> _Data segment_:
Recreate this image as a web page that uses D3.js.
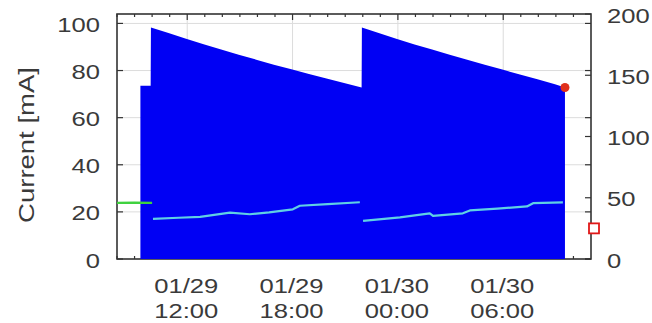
<!DOCTYPE html>
<html>
<head>
<meta charset="utf-8">
<script src="https://cdn.jsdelivr.net/npm/d3@7"></script>
<style>
  html, body { margin: 0; padding: 0; background: #fff; }
  svg { display: block; }
  text { font-family: "Liberation Sans", Arial, sans-serif; fill: #3a3a3a; }
</style>
</head>
<body>
<svg id="chart" width="652" height="323"></svg>
<script>
// Beam current, two fill cycles
const currentTimes = [
  "01/29 09:20", "01/29 09:55",
  "01/29 09:56", "01/29 10:56", "01/29 11:56", "01/29 12:56", "01/29 13:56",
  "01/29 14:56", "01/29 15:56", "01/29 16:56", "01/29 17:56", "01/29 18:56",
  "01/29 19:56", "01/29 20:56", "01/29 21:56",
  "01/29 21:57", "01/29 22:57", "01/29 23:57", "01/30 00:57", "01/30 01:57",
  "01/30 02:57", "01/30 03:57", "01/30 04:57", "01/30 05:57", "01/30 06:57",
  "01/30 07:57", "01/30 08:57", "01/30 09:31"
];
const currentValues = [
  73.5, 73.5,
  98.3, 95.9, 93.5, 91.2, 88.9,
  86.7, 84.6, 82.5, 80.5, 78.5,
  76.6, 74.7, 72.8,
  98.3, 95.8, 93.4, 91.1, 88.9,
  86.7, 84.6, 82.5, 80.4, 78.3,
  76.3, 74.2, 72.8
];

// Secondary trace (left-axis units), one segment per run
const traceSegments = [
  { color: "#3fd23f",
    times: ["01/29 08:00", "01/29 09:00", "01/29 10:00"],
    values: [23.8, 23.9, 23.8] },
  { color: "#5fd0e4",
    times: ["01/29 10:03", "01/29 11:30", "01/29 12:44", "01/29 14:26", "01/29 15:34",
            "01/29 16:40", "01/29 18:01", "01/29 18:25", "01/29 20:00", "01/29 21:50"],
    values: [17.0, 17.5, 17.9, 19.7, 19.0, 19.8, 21.1, 22.6, 23.3, 24.1] },
  { color: "#5fd0e4",
    times: ["01/29 22:01", "01/30 00:07", "01/30 01:49", "01/30 02:00",
            "01/30 03:42", "01/30 04:06", "01/30 05:40", "01/30 07:21", "01/30 07:42", "01/30 09:24"],
    values: [16.2, 17.7, 19.4, 18.3, 19.4, 20.6, 21.4, 22.3, 23.7, 24.0] }
];

// Marker on the right axis
const markerValue = 25;

// Axis ticks and labels
const leftTicks = [0, 20, 40, 60, 80, 100];
const rightTicks = [0, 50, 100, 150, 200];
const xMajorTicks = ["01/29 12:00", "01/29 18:00", "01/30 00:00", "01/30 06:00"];
const xTickLabels = [["01/29", "12:00"], ["01/29", "18:00"], ["01/30", "00:00"], ["01/30", "06:00"]];
const xDomain = ["01/29 08:00", "01/30 11:00"];
const yLeftDomain = [0, 104];
const yRightDomain = [0, 200];
const yLabel = "Current [mA]";

const parse = d3.utcParse("%m/%d %H:%M");
const plot = { left: 117, right: 591, top: 14, bottom: 259 };
const stretch = 1.22;

const svg = d3.select("#chart");

const x = d3.scaleUtc().domain(xDomain.map(parse)).range([plot.left, plot.right]);
const yL = d3.scaleLinear().domain(yLeftDomain).range([plot.bottom, plot.top]);
const yR = d3.scaleLinear().domain(yRightDomain).range([plot.bottom, plot.top]);

// Grid
const grid = svg.append("g").attr("stroke", "#dcdcdc").attr("stroke-width", 1);
grid.selectAll("line.gx").data(xMajorTicks.map(parse)).join("line")
  .attr("x1", d => x(d)).attr("x2", d => x(d))
  .attr("y1", plot.top).attr("y2", plot.bottom);
grid.selectAll("line.gy").data(leftTicks.filter(v => v > 0)).join("line")
  .attr("x1", plot.left).attr("x2", plot.right)
  .attr("y1", d => yL(d)).attr("y2", d => yL(d));

// Frame and inward ticks
const frame = svg.append("g").attr("stroke", "#333").attr("fill", "none");
frame.append("rect")
  .attr("x", plot.left).attr("y", plot.top)
  .attr("width", plot.right - plot.left).attr("height", plot.bottom - plot.top)
  .attr("stroke-width", 1.6);

const hours = d3.utcHour.range(parse(xDomain[0]), parse(xDomain[1]));
const majorSet = new Set(xMajorTicks.map(s => +parse(s)));
hours.forEach(h => {
  const len = majorSet.has(+h) ? 6 : 3;
  frame.append("line").attr("x1", x(h)).attr("x2", x(h))
    .attr("y1", plot.top).attr("y2", plot.top + len).attr("stroke-width", 1.2);
  frame.append("line").attr("x1", x(h)).attr("x2", x(h))
    .attr("y1", plot.bottom).attr("y2", plot.bottom - len).attr("stroke-width", 1.2);
});
leftTicks.forEach(v => {
  frame.append("line").attr("x1", plot.left).attr("x2", plot.left + 6)
    .attr("y1", yL(v)).attr("y2", yL(v)).attr("stroke-width", 1.2);
  frame.append("line").attr("x1", plot.right).attr("x2", plot.right - 6)
    .attr("y1", yL(v)).attr("y2", yL(v)).attr("stroke-width", 1.2);
});
rightTicks.forEach(v => {
  frame.append("line").attr("x1", plot.right).attr("x2", plot.right - 6)
    .attr("y1", yR(v)).attr("y2", yR(v)).attr("stroke-width", 1.2);
});

// Current area
const currentData = currentTimes.map((t, i) => ({ t: parse(t), v: currentValues[i] }));
svg.append("path")
  .datum(currentData)
  .attr("fill", "#0000f4")
  .attr("d", d3.area().x(d => x(d.t)).y0(yL(0)).y1(d => yL(d.v)));

// Trace lines
const line = d3.line().x(d => x(d.t)).y(d => yL(d.v));
traceSegments.forEach(seg => {
  const data = seg.times.map((t, i) => ({ t: parse(t), v: seg.values[i] }));
  svg.append("path").datum(data)
    .attr("fill", "none").attr("stroke", seg.color)
    .attr("stroke-width", 2.2).attr("stroke-linejoin", "round")
    .attr("d", line);
});

// Latest current point
const last = currentData[currentData.length - 1];
svg.append("circle")
  .attr("cx", x(last.t)).attr("cy", yL(last.v)).attr("r", 4.5)
  .attr("fill", "#e0301c");

// Right-axis marker
svg.append("rect")
  .attr("x", plot.right + 3 - 5).attr("y", yR(markerValue) - 5)
  .attr("width", 10).attr("height", 10)
  .attr("fill", "#fff").attr("stroke", "#e01818").attr("stroke-width", 1.8);

// Labels
function label(px, py, txt, anchor) {
  return svg.append("text")
    .attr("transform", `translate(${px},${py}) scale(${stretch},1)`)
    .attr("text-anchor", anchor)
    .attr("font-size", 21)
    .text(txt);
}
leftTicks.forEach(v => label(plot.left - 17, yL(v) + 8.5, String(v), "end"));
rightTicks.forEach(v => label(plot.left + 490, yR(v) + 8.5, String(v), "start"));
xMajorTicks.forEach((s, i) => {
  const t = svg.append("text")
    .attr("transform", `translate(${x(parse(s)) - 1},0) scale(${stretch},1)`)
    .attr("text-anchor", "middle").attr("font-size", 21);
  t.append("tspan").attr("x", 0).attr("y", 293).text(xTickLabels[i][0]);
  t.append("tspan").attr("x", 0).attr("y", 318).text(xTickLabels[i][1]);
});
svg.append("text")
  .attr("transform", `translate(34,145) rotate(-90) scale(1.25,1)`)
  .attr("text-anchor", "middle")
  .attr("font-size", 22)
  .text(yLabel);
</script>
</body>
</html>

> _Exercise aim_:
Output all of the data exactly as it stands, minus any images.

> _Answer to the task_:
Recreate this image as a web page that uses D3.js.
<!DOCTYPE html>
<html>
<head>
<meta charset="utf-8">
<script src="https://cdn.jsdelivr.net/npm/d3@7"></script>
<style>
  html, body { margin: 0; padding: 0; background: #fff; }
  svg { display: block; }
  text { font-family: "Liberation Sans", Arial, sans-serif; fill: #3a3a3a; }
</style>
</head>
<body>
<svg id="chart" width="652" height="323"></svg>
<script>
// Beam current, two fill cycles
const currentTimes = [
  "01/29 09:20", "01/29 09:55",
  "01/29 09:56", "01/29 10:56", "01/29 11:56", "01/29 12:56", "01/29 13:56",
  "01/29 14:56", "01/29 15:56", "01/29 16:56", "01/29 17:56", "01/29 18:56",
  "01/29 19:56", "01/29 20:56", "01/29 21:56",
  "01/29 21:57", "01/29 22:57", "01/29 23:57", "01/30 00:57", "01/30 01:57",
  "01/30 02:57", "01/30 03:57", "01/30 04:57", "01/30 05:57", "01/30 06:57",
  "01/30 07:57", "01/30 08:57", "01/30 09:31"
];
const currentValues = [
  73.5, 73.5,
  98.3, 95.9, 93.5, 91.2, 88.9,
  86.7, 84.6, 82.5, 80.5, 78.5,
  76.6, 74.7, 72.8,
  98.3, 95.8, 93.4, 91.1, 88.9,
  86.7, 84.6, 82.5, 80.4, 78.3,
  76.3, 74.2, 72.8
];

// Secondary trace (left-axis units), one segment per run
const traceSegments = [
  { color: "#3fd23f",
    times: ["01/29 08:00", "01/29 09:00", "01/29 10:00"],
    values: [23.8, 23.9, 23.8] },
  { color: "#5fd0e4",
    times: ["01/29 10:03", "01/29 11:30", "01/29 12:44", "01/29 14:26", "01/29 15:34",
            "01/29 16:40", "01/29 18:01", "01/29 18:25", "01/29 20:00", "01/29 21:50"],
    values: [17.0, 17.5, 17.9, 19.7, 19.0, 19.8, 21.1, 22.6, 23.3, 24.1] },
  { color: "#5fd0e4",
    times: ["01/29 22:01", "01/30 00:07", "01/30 01:49", "01/30 02:00",
            "01/30 03:42", "01/30 04:06", "01/30 05:40", "01/30 07:21", "01/30 07:42", "01/30 09:24"],
    values: [16.2, 17.7, 19.4, 18.3, 19.4, 20.6, 21.4, 22.3, 23.7, 24.0] }
];

// Marker on the right axis
const markerValue = 25;

// Axis ticks and labels
const leftTicks = [0, 20, 40, 60, 80, 100];
const rightTicks = [0, 50, 100, 150, 200];
const xMajorTicks = ["01/29 12:00", "01/29 18:00", "01/30 00:00", "01/30 06:00"];
const xTickLabels = [["01/29", "12:00"], ["01/29", "18:00"], ["01/30", "00:00"], ["01/30", "06:00"]];
const xDomain = ["01/29 08:00", "01/30 11:00"];
const yLeftDomain = [0, 104];
const yRightDomain = [0, 200];
const yLabel = "Current [mA]";

const parse = d3.utcParse("%m/%d %H:%M");
const plot = { left: 117, right: 591, top: 14, bottom: 259 };
const stretch = 1.22;

const svg = d3.select("#chart");

const x = d3.scaleUtc().domain(xDomain.map(parse)).range([plot.left, plot.right]);
const yL = d3.scaleLinear().domain(yLeftDomain).range([plot.bottom, plot.top]);
const yR = d3.scaleLinear().domain(yRightDomain).range([plot.bottom, plot.top]);

// Grid
const grid = svg.append("g").attr("stroke", "#dcdcdc").attr("stroke-width", 1);
grid.selectAll("line.gx").data(xMajorTicks.map(parse)).join("line")
  .attr("x1", d => x(d)).attr("x2", d => x(d))
  .attr("y1", plot.top).attr("y2", plot.bottom);
grid.selectAll("line.gy").data(leftTicks.filter(v => v > 0)).join("line")
  .attr("x1", plot.left).attr("x2", plot.right)
  .attr("y1", d => yL(d)).attr("y2", d => yL(d));

// Frame and inward ticks
const frame = svg.append("g").attr("stroke", "#333").attr("fill", "none");
frame.append("rect")
  .attr("x", plot.left).attr("y", plot.top)
  .attr("width", plot.right - plot.left).attr("height", plot.bottom - plot.top)
  .attr("stroke-width", 1.6);

const hours = d3.utcHour.range(parse(xDomain[0]), parse(xDomain[1]));
const majorSet = new Set(xMajorTicks.map(s => +parse(s)));
hours.forEach(h => {
  const len = majorSet.has(+h) ? 6 : 3;
  frame.append("line").attr("x1", x(h)).attr("x2", x(h))
    .attr("y1", plot.top).attr("y2", plot.top + len).attr("stroke-width", 1.2);
  frame.append("line").attr("x1", x(h)).attr("x2", x(h))
    .attr("y1", plot.bottom).attr("y2", plot.bottom - len).attr("stroke-width", 1.2);
});
leftTicks.forEach(v => {
  frame.append("line").attr("x1", plot.left).attr("x2", plot.left + 6)
    .attr("y1", yL(v)).attr("y2", yL(v)).attr("stroke-width", 1.2);
  frame.append("line").attr("x1", plot.right).attr("x2", plot.right - 6)
    .attr("y1", yL(v)).attr("y2", yL(v)).attr("stroke-width", 1.2);
});
rightTicks.forEach(v => {
  frame.append("line").attr("x1", plot.right).attr("x2", plot.right - 6)
    .attr("y1", yR(v)).attr("y2", yR(v)).attr("stroke-width", 1.2);
});

// Current area
const currentData = currentTimes.map((t, i) => ({ t: parse(t), v: currentValues[i] }));
svg.append("path")
  .datum(currentData)
  .attr("fill", "#0000f4")
  .attr("d", d3.area().x(d => x(d.t)).y0(yL(0)).y1(d => yL(d.v)));

// Trace lines
const line = d3.line().x(d => x(d.t)).y(d => yL(d.v));
traceSegments.forEach(seg => {
  const data = seg.times.map((t, i) => ({ t: parse(t), v: seg.values[i] }));
  svg.append("path").datum(data)
    .attr("fill", "none").attr("stroke", seg.color)
    .attr("stroke-width", 2.2).attr("stroke-linejoin", "round")
    .attr("d", line);
});

// Latest current point
const last = currentData[currentData.length - 1];
svg.append("circle")
  .attr("cx", x(last.t)).attr("cy", yL(last.v)).attr("r", 4.5)
  .attr("fill", "#e0301c");

// Right-axis marker
svg.append("rect")
  .attr("x", plot.right + 3 - 5).attr("y", yR(markerValue) - 5)
  .attr("width", 10).attr("height", 10)
  .attr("fill", "#fff").attr("stroke", "#e01818").attr("stroke-width", 1.8);

// Labels
function label(px, py, txt, anchor) {
  return svg.append("text")
    .attr("transform", `translate(${px},${py}) scale(${stretch},1)`)
    .attr("text-anchor", anchor)
    .attr("font-size", 21)
    .text(txt);
}
leftTicks.forEach(v => label(plot.left - 17, yL(v) + 8.5, String(v), "end"));
rightTicks.forEach(v => label(plot.left + 490, yR(v) + 8.5, String(v), "start"));
xMajorTicks.forEach((s, i) => {
  const t = svg.append("text")
    .attr("transform", `translate(${x(parse(s)) - 1},0) scale(${stretch},1)`)
    .attr("text-anchor", "middle").attr("font-size", 21);
  t.append("tspan").attr("x", 0).attr("y", 293).text(xTickLabels[i][0]);
  t.append("tspan").attr("x", 0).attr("y", 318).text(xTickLabels[i][1]);
});
svg.append("text")
  .attr("transform", `translate(34,145) rotate(-90) scale(1.25,1)`)
  .attr("text-anchor", "middle")
  .attr("font-size", 22)
  .text(yLabel);
</script>
</body>
</html>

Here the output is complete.